Your task is to retype the lines from the opening of the material through the line that includes "W, H = 1270, 704". Do not copy the pictures.

→ **DATA EXTRACT**:
╭──

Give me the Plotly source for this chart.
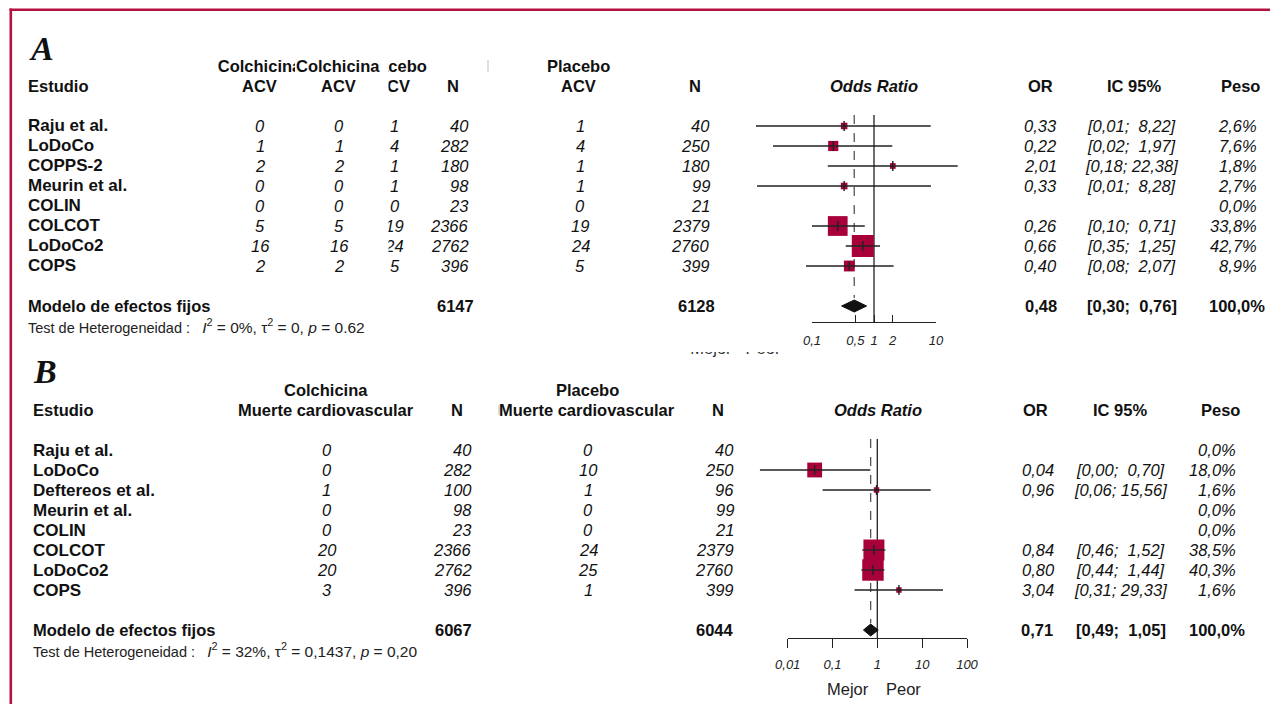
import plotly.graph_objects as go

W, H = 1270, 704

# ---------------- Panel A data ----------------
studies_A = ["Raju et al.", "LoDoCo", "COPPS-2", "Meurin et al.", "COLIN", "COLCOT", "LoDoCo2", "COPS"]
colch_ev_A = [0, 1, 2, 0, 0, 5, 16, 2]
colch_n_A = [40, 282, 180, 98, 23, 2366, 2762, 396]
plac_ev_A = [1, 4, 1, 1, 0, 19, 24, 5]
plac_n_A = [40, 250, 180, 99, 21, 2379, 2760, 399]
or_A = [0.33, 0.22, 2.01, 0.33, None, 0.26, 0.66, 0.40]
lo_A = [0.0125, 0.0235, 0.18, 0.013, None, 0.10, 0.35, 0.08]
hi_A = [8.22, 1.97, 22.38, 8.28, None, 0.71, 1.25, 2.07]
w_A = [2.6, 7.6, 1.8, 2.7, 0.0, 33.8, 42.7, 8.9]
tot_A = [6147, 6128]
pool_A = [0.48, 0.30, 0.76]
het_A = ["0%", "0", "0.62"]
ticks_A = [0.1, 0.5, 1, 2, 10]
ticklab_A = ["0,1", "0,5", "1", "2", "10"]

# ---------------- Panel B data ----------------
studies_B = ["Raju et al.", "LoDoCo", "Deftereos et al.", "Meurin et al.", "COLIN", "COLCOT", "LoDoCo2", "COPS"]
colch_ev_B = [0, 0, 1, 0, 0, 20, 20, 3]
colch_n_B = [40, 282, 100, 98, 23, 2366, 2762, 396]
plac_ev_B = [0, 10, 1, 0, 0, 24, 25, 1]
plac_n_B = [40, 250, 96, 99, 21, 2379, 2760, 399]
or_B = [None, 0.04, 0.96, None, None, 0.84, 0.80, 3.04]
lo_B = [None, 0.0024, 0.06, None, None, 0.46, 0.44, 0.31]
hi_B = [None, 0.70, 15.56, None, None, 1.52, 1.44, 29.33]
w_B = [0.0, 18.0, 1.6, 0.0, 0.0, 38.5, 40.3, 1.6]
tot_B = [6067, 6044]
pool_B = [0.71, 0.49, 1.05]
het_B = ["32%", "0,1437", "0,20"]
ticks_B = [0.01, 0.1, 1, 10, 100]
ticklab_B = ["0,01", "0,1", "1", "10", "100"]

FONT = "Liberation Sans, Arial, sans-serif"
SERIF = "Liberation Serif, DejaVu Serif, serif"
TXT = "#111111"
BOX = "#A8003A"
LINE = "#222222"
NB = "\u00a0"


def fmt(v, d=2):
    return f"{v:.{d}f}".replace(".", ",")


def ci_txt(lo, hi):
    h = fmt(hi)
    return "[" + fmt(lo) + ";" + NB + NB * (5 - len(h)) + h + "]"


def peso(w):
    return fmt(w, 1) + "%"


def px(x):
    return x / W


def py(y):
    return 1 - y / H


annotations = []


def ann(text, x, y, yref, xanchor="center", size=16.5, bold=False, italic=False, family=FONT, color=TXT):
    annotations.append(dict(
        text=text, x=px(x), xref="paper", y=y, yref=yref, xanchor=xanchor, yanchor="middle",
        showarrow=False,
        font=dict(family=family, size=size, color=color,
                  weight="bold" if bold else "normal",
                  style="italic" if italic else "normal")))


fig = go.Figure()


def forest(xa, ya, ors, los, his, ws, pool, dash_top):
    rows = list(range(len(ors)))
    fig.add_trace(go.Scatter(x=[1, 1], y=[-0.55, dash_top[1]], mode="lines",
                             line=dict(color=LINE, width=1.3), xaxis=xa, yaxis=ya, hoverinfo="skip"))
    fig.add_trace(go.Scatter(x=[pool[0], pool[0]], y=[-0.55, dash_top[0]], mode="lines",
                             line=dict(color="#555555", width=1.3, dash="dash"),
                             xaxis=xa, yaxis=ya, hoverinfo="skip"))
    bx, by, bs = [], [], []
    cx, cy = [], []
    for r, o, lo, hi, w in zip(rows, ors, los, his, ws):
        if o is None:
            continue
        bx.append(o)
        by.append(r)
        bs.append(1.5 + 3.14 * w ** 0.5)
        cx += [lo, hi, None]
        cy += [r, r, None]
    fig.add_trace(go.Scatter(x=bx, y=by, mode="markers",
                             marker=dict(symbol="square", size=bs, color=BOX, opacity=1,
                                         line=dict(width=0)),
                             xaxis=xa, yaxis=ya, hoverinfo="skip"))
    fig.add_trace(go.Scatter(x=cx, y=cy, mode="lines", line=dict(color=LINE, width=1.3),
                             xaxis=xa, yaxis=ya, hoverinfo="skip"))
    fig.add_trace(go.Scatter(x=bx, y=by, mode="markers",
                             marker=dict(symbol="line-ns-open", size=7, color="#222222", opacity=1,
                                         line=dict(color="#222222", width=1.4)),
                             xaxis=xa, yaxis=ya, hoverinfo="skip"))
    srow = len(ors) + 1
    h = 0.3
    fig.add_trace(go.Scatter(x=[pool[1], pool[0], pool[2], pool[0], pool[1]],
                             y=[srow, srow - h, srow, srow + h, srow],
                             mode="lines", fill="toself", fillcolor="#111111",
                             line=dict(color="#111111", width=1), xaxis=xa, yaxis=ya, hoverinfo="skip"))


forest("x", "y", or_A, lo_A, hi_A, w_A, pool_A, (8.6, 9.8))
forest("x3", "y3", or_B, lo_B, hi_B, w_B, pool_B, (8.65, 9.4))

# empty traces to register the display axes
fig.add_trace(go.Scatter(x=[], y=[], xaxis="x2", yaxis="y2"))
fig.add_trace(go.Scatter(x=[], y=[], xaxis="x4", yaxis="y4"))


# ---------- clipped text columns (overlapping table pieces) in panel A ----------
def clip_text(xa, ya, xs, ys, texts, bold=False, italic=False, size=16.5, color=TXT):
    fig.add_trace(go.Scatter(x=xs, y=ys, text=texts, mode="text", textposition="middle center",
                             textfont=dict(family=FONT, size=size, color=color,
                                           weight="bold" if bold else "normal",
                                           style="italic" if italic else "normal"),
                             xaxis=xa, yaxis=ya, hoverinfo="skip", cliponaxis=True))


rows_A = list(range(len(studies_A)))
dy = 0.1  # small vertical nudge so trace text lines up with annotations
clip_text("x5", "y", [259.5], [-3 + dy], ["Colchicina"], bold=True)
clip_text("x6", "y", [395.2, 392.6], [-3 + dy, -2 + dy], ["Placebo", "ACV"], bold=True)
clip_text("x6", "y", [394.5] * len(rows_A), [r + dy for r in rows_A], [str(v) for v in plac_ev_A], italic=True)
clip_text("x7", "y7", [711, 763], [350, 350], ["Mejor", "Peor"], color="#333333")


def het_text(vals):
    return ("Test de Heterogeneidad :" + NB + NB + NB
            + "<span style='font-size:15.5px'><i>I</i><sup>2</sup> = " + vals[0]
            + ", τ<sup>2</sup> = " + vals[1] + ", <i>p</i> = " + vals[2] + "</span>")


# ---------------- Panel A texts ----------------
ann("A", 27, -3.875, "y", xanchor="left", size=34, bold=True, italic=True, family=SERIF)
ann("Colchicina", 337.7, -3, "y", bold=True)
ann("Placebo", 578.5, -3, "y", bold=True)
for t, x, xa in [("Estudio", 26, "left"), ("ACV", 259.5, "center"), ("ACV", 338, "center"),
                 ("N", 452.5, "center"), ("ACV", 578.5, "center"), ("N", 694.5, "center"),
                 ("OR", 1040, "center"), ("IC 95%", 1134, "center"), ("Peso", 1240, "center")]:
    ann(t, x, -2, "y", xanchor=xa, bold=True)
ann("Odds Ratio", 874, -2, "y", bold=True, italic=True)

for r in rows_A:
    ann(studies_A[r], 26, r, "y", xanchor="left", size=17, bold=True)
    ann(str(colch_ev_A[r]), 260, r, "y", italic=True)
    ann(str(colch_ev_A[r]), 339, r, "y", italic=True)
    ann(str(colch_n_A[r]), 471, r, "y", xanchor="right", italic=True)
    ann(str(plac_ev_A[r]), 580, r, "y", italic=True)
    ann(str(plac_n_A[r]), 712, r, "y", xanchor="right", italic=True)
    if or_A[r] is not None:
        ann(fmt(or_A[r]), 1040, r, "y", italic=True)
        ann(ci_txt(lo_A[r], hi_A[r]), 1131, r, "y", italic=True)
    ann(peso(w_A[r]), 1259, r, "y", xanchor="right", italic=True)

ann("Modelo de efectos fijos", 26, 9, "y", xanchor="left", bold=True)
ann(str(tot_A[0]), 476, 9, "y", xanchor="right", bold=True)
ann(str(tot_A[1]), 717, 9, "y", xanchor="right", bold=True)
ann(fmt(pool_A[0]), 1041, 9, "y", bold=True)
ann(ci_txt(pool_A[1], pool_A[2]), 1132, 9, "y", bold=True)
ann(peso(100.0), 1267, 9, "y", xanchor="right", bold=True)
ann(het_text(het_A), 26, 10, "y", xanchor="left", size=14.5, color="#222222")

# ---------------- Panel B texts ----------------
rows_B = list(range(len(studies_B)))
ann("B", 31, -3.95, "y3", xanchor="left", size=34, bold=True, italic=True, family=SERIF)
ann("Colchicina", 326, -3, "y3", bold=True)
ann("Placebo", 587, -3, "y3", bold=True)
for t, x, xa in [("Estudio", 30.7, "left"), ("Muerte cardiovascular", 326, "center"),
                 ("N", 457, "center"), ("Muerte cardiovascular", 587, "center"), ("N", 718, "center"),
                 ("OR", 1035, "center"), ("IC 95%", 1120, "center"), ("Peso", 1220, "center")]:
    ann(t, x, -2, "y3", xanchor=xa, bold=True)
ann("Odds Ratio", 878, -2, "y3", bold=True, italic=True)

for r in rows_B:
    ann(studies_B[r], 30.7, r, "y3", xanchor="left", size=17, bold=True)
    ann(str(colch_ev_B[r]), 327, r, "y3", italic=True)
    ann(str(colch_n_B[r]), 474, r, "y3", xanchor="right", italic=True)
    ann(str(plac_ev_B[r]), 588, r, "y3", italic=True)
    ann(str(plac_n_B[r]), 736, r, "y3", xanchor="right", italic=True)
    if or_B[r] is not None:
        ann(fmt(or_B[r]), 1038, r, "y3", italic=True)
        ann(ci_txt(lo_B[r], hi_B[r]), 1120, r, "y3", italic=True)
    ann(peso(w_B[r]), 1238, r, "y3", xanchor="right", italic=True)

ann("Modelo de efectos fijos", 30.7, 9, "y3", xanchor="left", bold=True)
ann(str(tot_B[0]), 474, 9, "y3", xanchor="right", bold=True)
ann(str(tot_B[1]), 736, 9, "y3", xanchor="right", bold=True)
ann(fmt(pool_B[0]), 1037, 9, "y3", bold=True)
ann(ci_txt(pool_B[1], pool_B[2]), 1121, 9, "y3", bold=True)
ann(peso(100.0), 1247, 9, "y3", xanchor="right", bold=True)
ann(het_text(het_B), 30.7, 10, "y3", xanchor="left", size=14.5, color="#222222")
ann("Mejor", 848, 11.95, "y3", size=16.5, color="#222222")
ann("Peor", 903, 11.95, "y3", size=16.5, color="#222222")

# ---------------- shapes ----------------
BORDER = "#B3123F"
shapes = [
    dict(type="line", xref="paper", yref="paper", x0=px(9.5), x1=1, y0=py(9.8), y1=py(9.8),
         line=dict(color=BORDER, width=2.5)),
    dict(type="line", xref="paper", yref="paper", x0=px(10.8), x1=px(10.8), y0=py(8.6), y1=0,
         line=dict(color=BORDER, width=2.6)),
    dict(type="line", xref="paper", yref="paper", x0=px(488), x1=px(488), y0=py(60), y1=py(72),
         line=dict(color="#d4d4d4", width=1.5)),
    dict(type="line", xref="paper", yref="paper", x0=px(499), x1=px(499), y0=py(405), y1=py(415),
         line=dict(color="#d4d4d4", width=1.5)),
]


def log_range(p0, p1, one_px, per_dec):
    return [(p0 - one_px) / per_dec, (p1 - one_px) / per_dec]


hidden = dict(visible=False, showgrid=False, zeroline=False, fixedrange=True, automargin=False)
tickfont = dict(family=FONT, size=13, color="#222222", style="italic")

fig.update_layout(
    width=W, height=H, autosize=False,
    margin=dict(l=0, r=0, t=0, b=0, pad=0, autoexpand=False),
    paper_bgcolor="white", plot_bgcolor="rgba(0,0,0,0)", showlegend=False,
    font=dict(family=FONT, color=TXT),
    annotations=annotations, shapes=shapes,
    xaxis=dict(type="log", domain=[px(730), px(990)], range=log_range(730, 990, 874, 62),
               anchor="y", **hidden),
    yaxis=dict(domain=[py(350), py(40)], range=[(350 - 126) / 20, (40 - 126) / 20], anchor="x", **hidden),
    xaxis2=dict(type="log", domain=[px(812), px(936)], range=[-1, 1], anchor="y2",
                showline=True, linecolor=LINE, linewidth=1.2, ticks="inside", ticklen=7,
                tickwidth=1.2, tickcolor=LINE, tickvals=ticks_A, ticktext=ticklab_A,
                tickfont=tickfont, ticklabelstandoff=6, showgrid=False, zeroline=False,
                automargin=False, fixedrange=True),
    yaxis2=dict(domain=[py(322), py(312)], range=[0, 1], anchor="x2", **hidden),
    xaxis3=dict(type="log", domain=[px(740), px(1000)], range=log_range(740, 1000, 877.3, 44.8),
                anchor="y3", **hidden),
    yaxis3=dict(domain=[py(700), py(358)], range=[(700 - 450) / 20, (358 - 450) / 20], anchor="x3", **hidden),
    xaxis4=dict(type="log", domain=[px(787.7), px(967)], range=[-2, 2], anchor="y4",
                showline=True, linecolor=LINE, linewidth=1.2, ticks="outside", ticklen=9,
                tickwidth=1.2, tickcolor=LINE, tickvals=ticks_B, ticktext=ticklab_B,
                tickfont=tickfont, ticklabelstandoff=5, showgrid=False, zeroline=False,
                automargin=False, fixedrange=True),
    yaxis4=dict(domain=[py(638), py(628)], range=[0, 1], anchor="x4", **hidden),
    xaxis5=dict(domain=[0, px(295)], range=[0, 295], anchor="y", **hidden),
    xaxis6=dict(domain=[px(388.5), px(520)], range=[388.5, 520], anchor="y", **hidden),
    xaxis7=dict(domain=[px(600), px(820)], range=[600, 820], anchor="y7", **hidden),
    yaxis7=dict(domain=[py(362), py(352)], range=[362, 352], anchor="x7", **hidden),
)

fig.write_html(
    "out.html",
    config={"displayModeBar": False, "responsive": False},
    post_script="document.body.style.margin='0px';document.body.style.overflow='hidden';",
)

╰──

→ **REPLY TO THE TASK**:
Give me the Plotly source for this chart.
import plotly.graph_objects as go

W, H = 1270, 704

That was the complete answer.